### Task statement
Print, please, exactly and only the lines between the line holding "Reproduce this chart with Observable Plot." and the line holding "-1500000, -2000000, -2500000];", inclusive, omitting any pictures.

### Material supplied
|---|
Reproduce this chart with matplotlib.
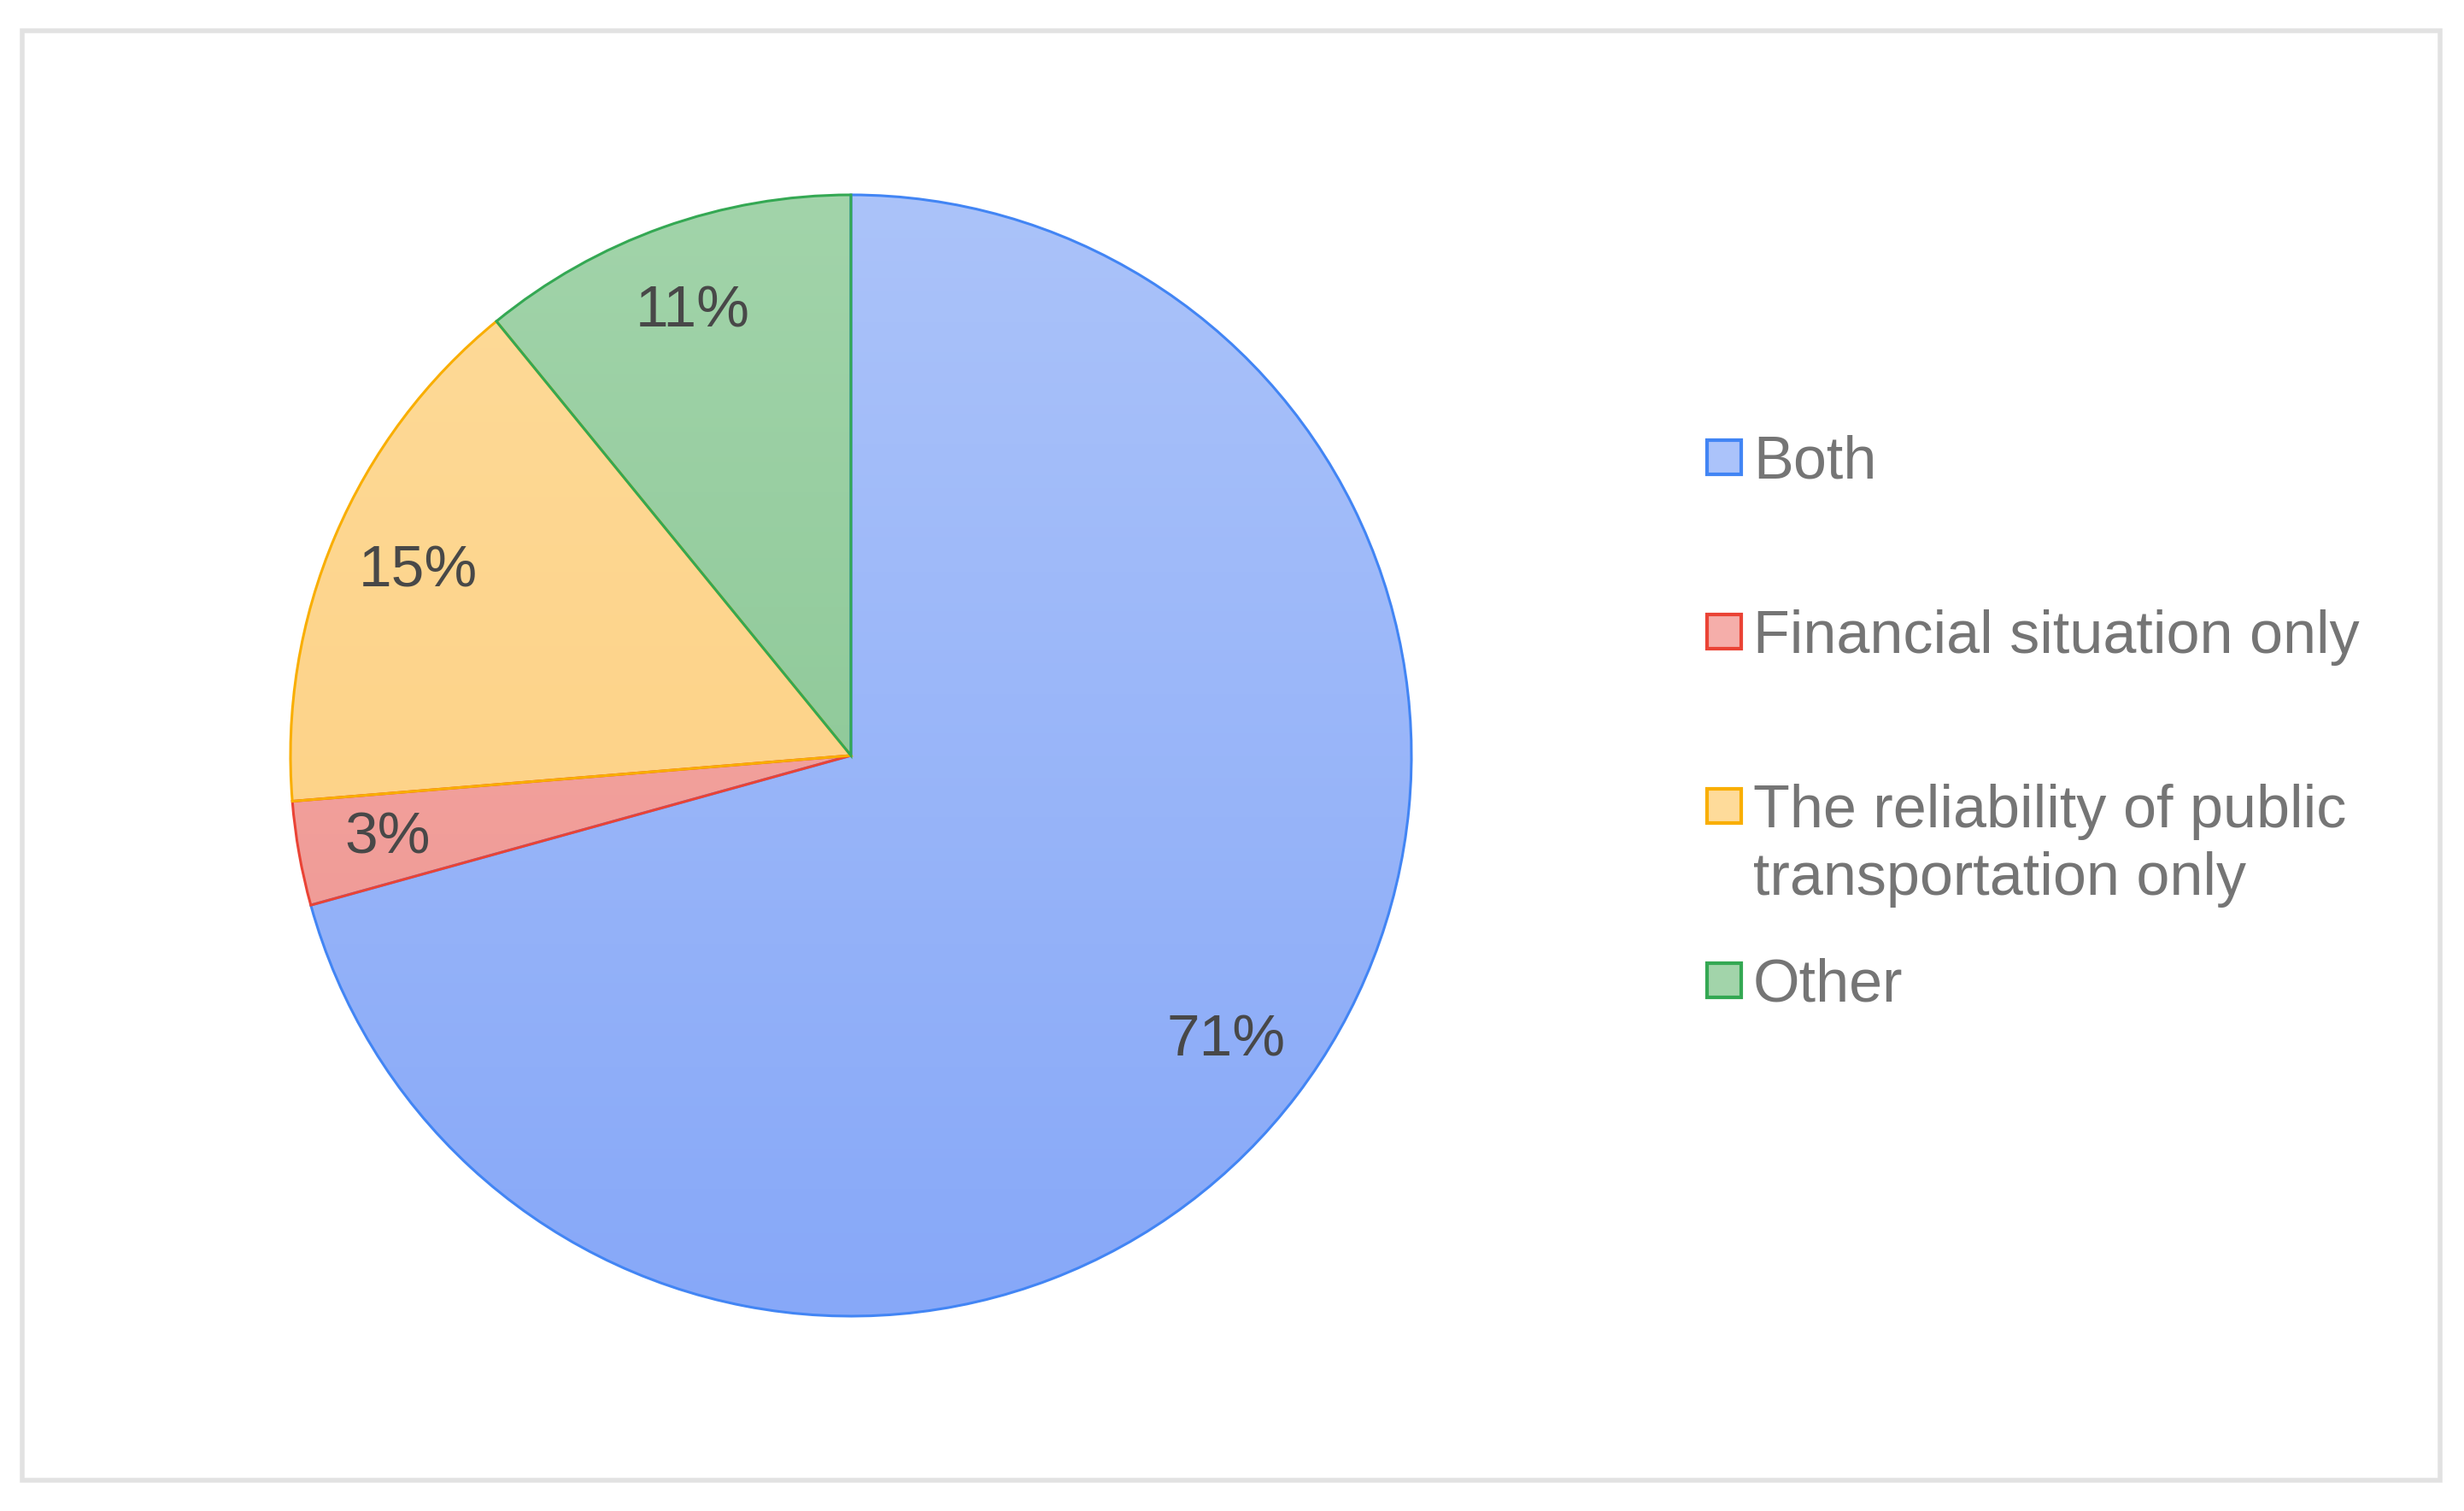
|---|
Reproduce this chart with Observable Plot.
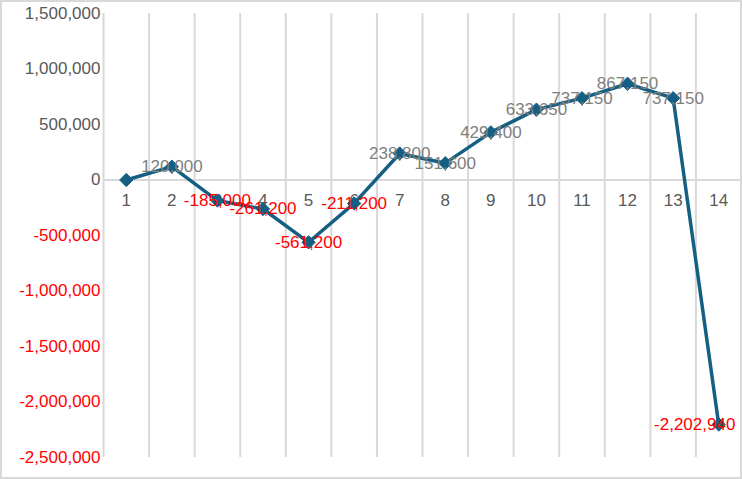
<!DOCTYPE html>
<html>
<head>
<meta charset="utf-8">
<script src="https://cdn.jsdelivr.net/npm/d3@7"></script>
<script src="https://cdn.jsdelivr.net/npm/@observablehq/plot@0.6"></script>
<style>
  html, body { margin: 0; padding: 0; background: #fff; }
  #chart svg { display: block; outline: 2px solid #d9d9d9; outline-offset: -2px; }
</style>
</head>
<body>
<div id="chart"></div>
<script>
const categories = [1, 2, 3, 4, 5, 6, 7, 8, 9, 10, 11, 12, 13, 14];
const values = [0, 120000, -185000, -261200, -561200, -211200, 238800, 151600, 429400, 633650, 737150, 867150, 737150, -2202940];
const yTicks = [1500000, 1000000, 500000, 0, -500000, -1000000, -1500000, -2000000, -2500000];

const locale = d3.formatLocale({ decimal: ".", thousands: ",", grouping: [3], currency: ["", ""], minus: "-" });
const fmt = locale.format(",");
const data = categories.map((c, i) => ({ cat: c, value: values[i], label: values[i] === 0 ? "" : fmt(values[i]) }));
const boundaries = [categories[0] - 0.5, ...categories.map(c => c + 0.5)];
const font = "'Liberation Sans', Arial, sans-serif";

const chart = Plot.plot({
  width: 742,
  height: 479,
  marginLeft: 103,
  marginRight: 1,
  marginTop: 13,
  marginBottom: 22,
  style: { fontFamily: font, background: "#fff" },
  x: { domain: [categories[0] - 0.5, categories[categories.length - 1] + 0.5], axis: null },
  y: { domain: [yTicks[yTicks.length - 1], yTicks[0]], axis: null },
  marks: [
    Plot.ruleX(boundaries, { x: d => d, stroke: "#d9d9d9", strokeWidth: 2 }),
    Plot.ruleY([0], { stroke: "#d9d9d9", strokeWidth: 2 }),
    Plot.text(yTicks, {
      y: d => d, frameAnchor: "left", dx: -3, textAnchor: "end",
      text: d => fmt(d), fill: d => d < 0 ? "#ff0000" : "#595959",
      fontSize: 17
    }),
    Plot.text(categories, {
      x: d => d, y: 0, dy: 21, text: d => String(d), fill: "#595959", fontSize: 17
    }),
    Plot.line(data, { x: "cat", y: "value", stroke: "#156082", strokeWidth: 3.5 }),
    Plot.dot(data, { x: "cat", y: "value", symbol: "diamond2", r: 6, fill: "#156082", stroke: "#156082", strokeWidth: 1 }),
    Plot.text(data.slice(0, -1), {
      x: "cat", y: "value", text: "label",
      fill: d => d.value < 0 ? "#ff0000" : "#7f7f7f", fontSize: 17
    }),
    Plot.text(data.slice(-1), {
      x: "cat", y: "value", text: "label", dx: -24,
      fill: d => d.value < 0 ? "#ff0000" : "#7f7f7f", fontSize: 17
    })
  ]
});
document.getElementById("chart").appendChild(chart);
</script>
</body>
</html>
|---|
### Solution
Reproduce this chart with Observable Plot.
<!DOCTYPE html>
<html>
<head>
<meta charset="utf-8">
<script src="https://cdn.jsdelivr.net/npm/d3@7"></script>
<script src="https://cdn.jsdelivr.net/npm/@observablehq/plot@0.6"></script>
<style>
  html, body { margin: 0; padding: 0; background: #fff; }
  #chart svg { display: block; outline: 2px solid #d9d9d9; outline-offset: -2px; }
</style>
</head>
<body>
<div id="chart"></div>
<script>
const categories = [1, 2, 3, 4, 5, 6, 7, 8, 9, 10, 11, 12, 13, 14];
const values = [0, 120000, -185000, -261200, -561200, -211200, 238800, 151600, 429400, 633650, 737150, 867150, 737150, -2202940];
const yTicks = [1500000, 1000000, 500000, 0, -500000, -1000000, -1500000, -2000000, -2500000];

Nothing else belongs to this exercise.